The webcomic in theory fills in the gaps between episodes and while it does do that, it also does much more. The chapters are each five to seven pages in length, including the covers. A word about the covers...they are designed to look like well-beaten Silver Age comics, complete with tears and creases and carrying a "Helix Comics" label. Readers will recognize many of the Tim Sale covers, which were used in the shows in the form of the paintings of Isaac Mendez. A nice touch is having the covers increase in price from 12 cents to 20 cents along the way. But...is it just me or did the covers look a heckuva a lot like old Marvel Comics Silver Age books than DC? The imprint label and even the typeface of "9th Wonders" on the covers was very much in the style of Marvel's old monster and sci-fi comics of the 50's and early 1960's. There's even a Heroes value stamp at the end of the book and any Marvel fan during the 70's certainly recalls those letter column collectibles. I found that to be rather curious.

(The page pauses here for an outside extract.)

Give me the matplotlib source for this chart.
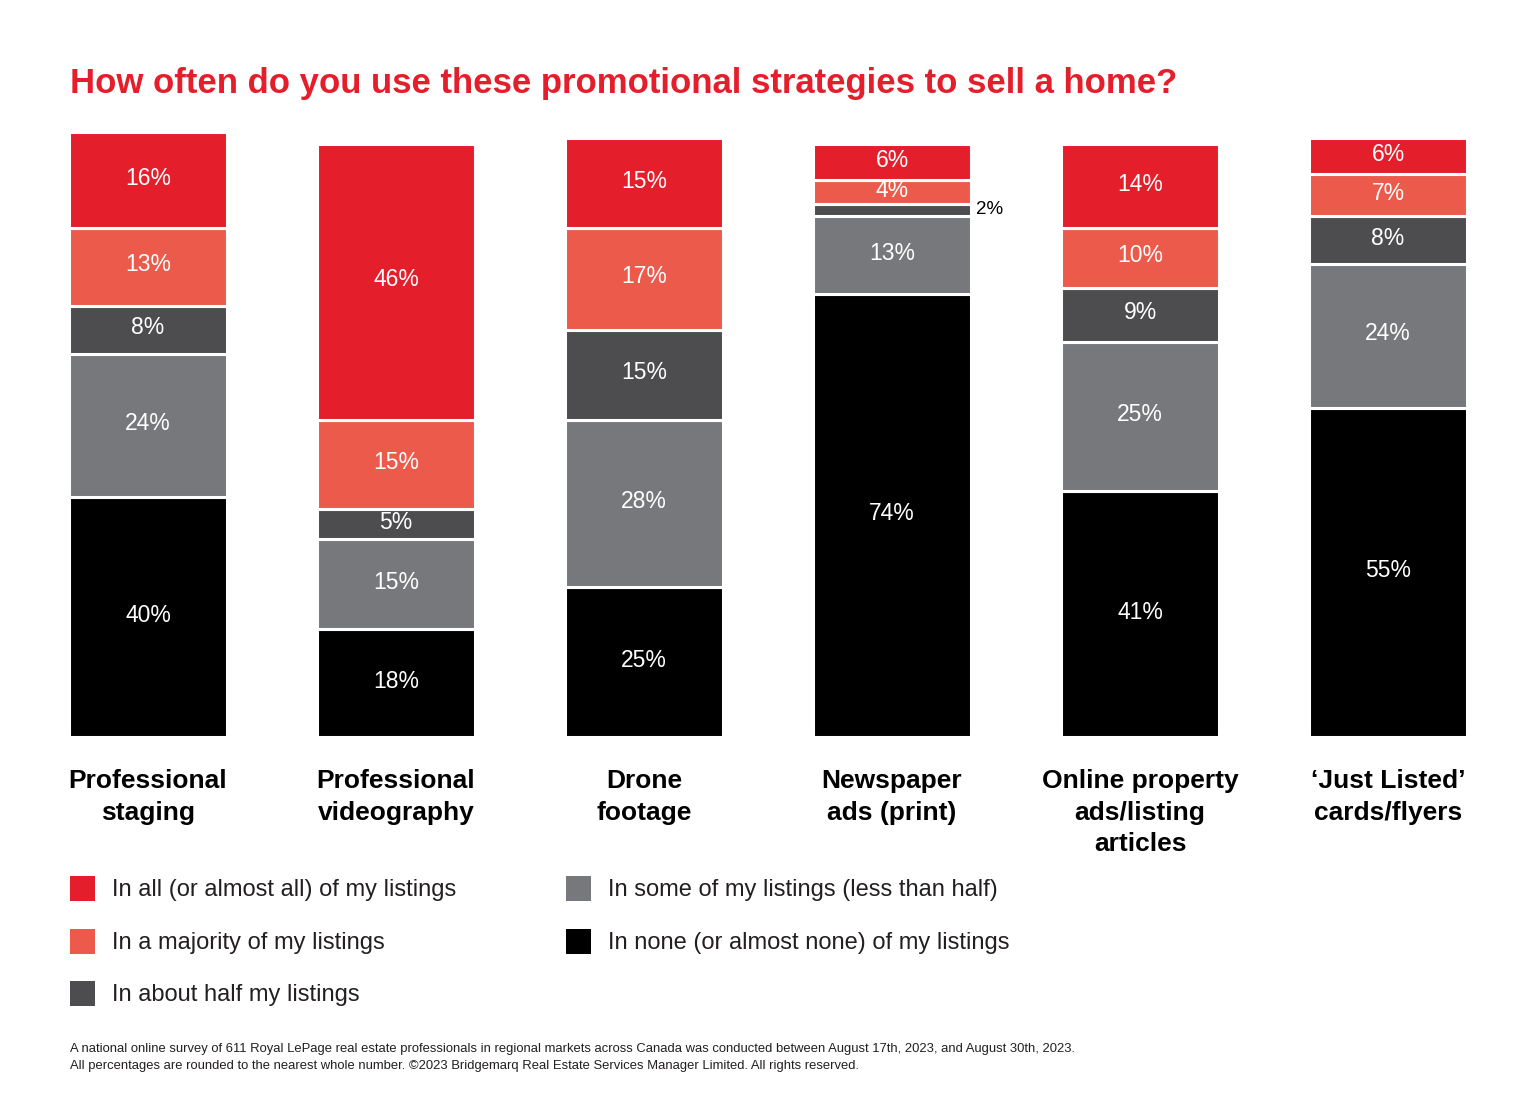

The book begins with several self-contained stories, that do fill in the gaps in the show and provide additional layers to several of the characters. We will see Hiro's inspiration for becoming, well...a hero; shortly after denying his powers to his brother, Nathan Petrelli must use them to rescue a young child from a burning building; D.L. Hawkins uses his powers for the first time; Isaac Mendez' first ominous painting of the future ends tragically at a showing of his work; and Micah has to fend off a schoolyard bully.
There are a few multi-part storylines included that serve to introduce new characters such as Hana Gitelman. In fact, Gitelman appears in more episodes in the graphic novel than any other character. While the character made a couple of brief appearances in the show, she plays a greater role in the webcomic. Hana, who has the ability to act as a living electronic transmitter and receiver, is first introduced on the four part "Wireless" episode and later in "The Path of the Righteous" and the six-part "War Buddies" storyline. It's a lot of story to devote to a character who did not play a major role in the TV series but I think you'll find it well worth it.
I won't right down the entire list of writers as there are a lot. The bulk of the art was handled by Marcus To and Micah Gunnell and was uniformly outstanding throughout. I was amazed at how well the artists captured the real life look of all the actors. Other artists included Michael Turner, Staz Johnson, Michael Gaydos, and Phil Jimenez. The book also includes an interview with series writers Aron Eli Coleite and Joe Polaski, conducted by TV series Executive Producer Jeph Loeb.
My only complaint about the Heroes Graphic Novel is that you really had to have watched the show religiously to know what's going on in the book. There was no attempt made to try and draw in new fans to the show as it assumed knowledge of the various events. That said, this is one great book.